In the film Dan maybe comes across as the victim of Alex’s obsessions but, without giving spoilers, Farnworth feels the play redresses that because Alex is an independent single woman and it’s Dan who cheats on his wife and lies to cover up the affair. “And we’re looking at the potential impact of mental health, which is possibly an underlying feature of Alex’s character, and we’re looking at Dan’s flaws. It’s a more measured view.”
The inclusion of mobile phones and other technology, the actor believes, adds to the suspense. “It’s harder to remain anonymous. Everyone knows what everyone else is doing and that ramps up the tension. It leads to a lot of tense moments and adds some new twists.”
Dan’s wife Beth is played by Louise Redknapp, who came to fame in the girl group Eternal in the early 90s and has since had a hugely successful solo career as well as branching out into theatre and presenting.

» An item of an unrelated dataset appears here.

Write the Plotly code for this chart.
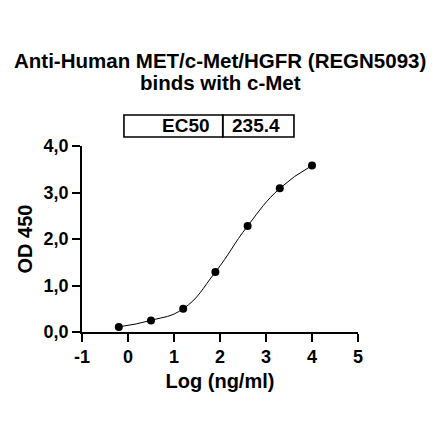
import plotly.graph_objects as go

log_conc = [-0.2, 0.5, 1.2, 1.9, 2.6, 3.3, 4.0]
od450 = [0.11, 0.25, 0.50, 1.29, 2.28, 3.09, 3.58]
x_ticks = [-1, 0, 1, 2, 3, 4, 5]
x_tick_labels = ["-1", "0", "1", "2", "3", "4", "5"]
y_ticks = [0, 1, 2, 3, 4]
y_tick_labels = ["0,0", "1,0", "2,0", "3,0", "4,0"]
title_lines = ["Anti-Human MET/c-Met/HGFR (REGN5093)", "binds with c-Met"]
ec50_label = "EC50"
ec50_value = "235.4"

FONT = "Liberation Sans, Arial, sans-serif"


def build_chart() -> go.Figure:
    fig = go.Figure()

    # fitted curve (smoothed through the measured points)
    fig.add_scatter(
        x=log_conc, y=od450, mode="lines",
        line=dict(color="black", width=1, shape="spline", smoothing=1.3),
        hoverinfo="skip", showlegend=False,
    )
    fig.add_scatter(
        x=log_conc, y=od450, mode="markers",
        marker=dict(color="black", size=8),
        showlegend=False,
    )

    axis_common = dict(
        showgrid=False, zeroline=False, showline=True, linecolor="black",
        linewidth=1.6, ticks="outside", ticklen=8, tickwidth=1.6,
        tickcolor="black",
        tickfont=dict(family=FONT, size=18, color="black", weight="bold"),
    )
    fig.update_xaxes(
        range=[-1, 5], tickvals=x_ticks, ticktext=x_tick_labels,
        title=dict(text="<b>Log (ng/ml)</b>", font=dict(family=FONT, size=20, color="black"), standoff=8),
        **axis_common,
    )
    fig.update_yaxes(
        range=[0, 4], tickvals=y_ticks, ticktext=y_tick_labels,
        title=dict(text="<b>OD 450</b>", font=dict(family=FONT, size=20, color="black"), standoff=6),
        **axis_common,
    )

    # two-line title, placed line by line for tighter spacing
    for line, ypos in zip(title_lines, [1.461, 1.343]):
        fig.add_annotation(
            x=0.5, y=ypos, xref="paper", yref="paper", text=f"<b>{line}</b>",
            showarrow=False, xanchor="center", yanchor="middle",
            font=dict(family=FONT, size=20.5, color="black"),
        )

    # EC50 table above the plot
    box = dict(type="rect", xref="paper", yref="paper", line=dict(color="black", width=1.6))
    fig.add_shape(x0=0.152, x1=0.510, y0=1.048, y1=1.167, **box)
    fig.add_shape(x0=0.510, x1=0.768, y0=1.048, y1=1.167, **box)
    fig.add_annotation(
        x=0.470, y=1.108, xref="paper", yref="paper", text=f"<b>{ec50_label}</b>",
        showarrow=False, xanchor="right", yanchor="middle",
        font=dict(family=FONT, size=19, color="black"),
    )
    fig.add_annotation(
        x=0.537, y=1.108, xref="paper", yref="paper", text=f"<b>{ec50_value}</b>",
        showarrow=False, xanchor="left", yanchor="middle",
        font=dict(family=FONT, size=19, color="black"),
    )

    # page body adds an 8px margin, so the figure is drawn 8px smaller
    fig.update_layout(
        width=432, height=433,
        margin=dict(l=74, r=82, t=138, b=109),
        plot_bgcolor="white", paper_bgcolor="white",
    )
    return fig


if __name__ == "__main__":
    fig = build_chart()
    fig.write_html("out.html")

“When they first asked me about playing Beth I wasn’t sure because I’d never done a straight play before, just musicals,” admits Louise, who played Sally Bowles in Cabaret on tour and was in 9 To 5 The Musical in the West End and around the country. “But then I went to see it and it was really well put-together, really gripping and I thought it would be a new challenge for me.

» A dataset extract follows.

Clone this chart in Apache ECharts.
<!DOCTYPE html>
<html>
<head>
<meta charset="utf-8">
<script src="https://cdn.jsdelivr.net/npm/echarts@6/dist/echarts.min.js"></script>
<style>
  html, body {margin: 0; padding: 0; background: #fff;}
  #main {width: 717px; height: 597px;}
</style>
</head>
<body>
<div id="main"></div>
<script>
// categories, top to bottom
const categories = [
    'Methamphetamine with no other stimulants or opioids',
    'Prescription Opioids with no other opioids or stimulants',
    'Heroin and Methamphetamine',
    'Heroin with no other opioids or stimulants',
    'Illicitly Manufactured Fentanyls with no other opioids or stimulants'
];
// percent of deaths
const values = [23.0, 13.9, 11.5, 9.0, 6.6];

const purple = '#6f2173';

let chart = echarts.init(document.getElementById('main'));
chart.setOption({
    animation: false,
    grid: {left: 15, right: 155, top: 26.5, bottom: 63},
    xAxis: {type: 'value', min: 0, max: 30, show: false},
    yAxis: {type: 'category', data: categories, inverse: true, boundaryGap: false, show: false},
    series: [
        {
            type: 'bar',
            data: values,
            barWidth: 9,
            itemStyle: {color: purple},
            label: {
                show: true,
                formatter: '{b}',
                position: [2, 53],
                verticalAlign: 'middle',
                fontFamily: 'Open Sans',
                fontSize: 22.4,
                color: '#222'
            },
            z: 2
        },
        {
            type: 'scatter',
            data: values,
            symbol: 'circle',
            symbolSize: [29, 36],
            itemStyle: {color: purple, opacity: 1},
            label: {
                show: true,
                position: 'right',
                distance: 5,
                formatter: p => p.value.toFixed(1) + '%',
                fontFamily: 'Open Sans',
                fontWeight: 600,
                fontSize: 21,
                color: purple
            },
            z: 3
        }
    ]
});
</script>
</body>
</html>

“It’s completely different to anything I’ve done before and I feel really lucky that at this stage in my life I’m still getting offered new jobs and opportunities. It’d be very easy to sit back and do what I’ve always done rather than trying to push myself but I know how important it is to keep growing and to keep learning.”
In the film version Beth sometimes comes across as being too good to be true. “But that’s just because, at least in the beginning, she’s really happy,” Redknapp reasons. “She is married, starting a family, with a husband who is doing well at work. She’s given up her job and is creating a home for them, so initially she’s in a really settled and happy place in her life. But then things change and in the play she’s nobody’s fool. She’s quite sassy and she’s a strong woman – especially given what she eventually has to deal with in the story. I think there are a lot of layers to Beth.”